◆ **COLLECTED MATERIAL**:
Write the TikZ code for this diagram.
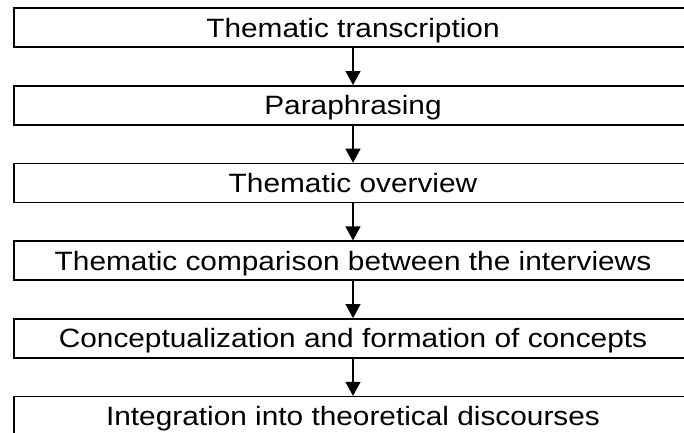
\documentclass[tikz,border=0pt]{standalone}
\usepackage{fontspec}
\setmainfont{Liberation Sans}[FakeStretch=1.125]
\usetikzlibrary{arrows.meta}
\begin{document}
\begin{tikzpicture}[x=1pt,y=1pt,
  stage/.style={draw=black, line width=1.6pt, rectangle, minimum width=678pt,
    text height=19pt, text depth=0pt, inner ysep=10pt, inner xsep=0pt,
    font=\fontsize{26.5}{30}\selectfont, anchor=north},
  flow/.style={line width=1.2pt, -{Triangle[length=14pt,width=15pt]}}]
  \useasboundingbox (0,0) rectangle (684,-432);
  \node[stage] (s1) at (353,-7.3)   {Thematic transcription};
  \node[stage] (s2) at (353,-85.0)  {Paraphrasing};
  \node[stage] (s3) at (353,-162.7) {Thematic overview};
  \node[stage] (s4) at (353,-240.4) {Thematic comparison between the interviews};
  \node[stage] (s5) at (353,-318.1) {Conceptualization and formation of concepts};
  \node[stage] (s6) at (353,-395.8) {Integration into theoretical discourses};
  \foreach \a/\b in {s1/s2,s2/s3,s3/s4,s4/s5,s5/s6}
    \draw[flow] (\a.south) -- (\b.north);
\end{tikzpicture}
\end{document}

◆ **GIVEN TASK**: Without the pictures, retype the whole of the material above exactly.

◆ **SOLUTION TO THIS PROBLEM**:
Write the TikZ code for this diagram.
\documentclass[tikz,border=0pt]{standalone}
\usepackage{fontspec}
\setmainfont{Liberation Sans}[FakeStretch=1.125]
\usetikzlibrary{arrows.meta}
\begin{document}
\begin{tikzpicture}[x=1pt,y=1pt,
  stage/.style={draw=black, line width=1.6pt, rectangle, minimum width=678pt,
    text height=19pt, text depth=0pt, inner ysep=10pt, inner xsep=0pt,
    font=\fontsize{26.5}{30}\selectfont, anchor=north},
  flow/.style={line width=1.2pt, -{Triangle[length=14pt,width=15pt]}}]
  \useasboundingbox (0,0) rectangle (684,-432);
  \node[stage] (s1) at (353,-7.3)   {Thematic transcription};
  \node[stage] (s2) at (353,-85.0)  {Paraphrasing};
  \node[stage] (s3) at (353,-162.7) {Thematic overview};
  \node[stage] (s4) at (353,-240.4) {Thematic comparison between the interviews};
  \node[stage] (s5) at (353,-318.1) {Conceptualization and formation of concepts};
  \node[stage] (s6) at (353,-395.8) {Integration into theoretical discourses};
  \foreach \a/\b in {s1/s2,s2/s3,s3/s4,s4/s5,s5/s6}
    \draw[flow] (\a.south) -- (\b.north);
\end{tikzpicture}
\end{document}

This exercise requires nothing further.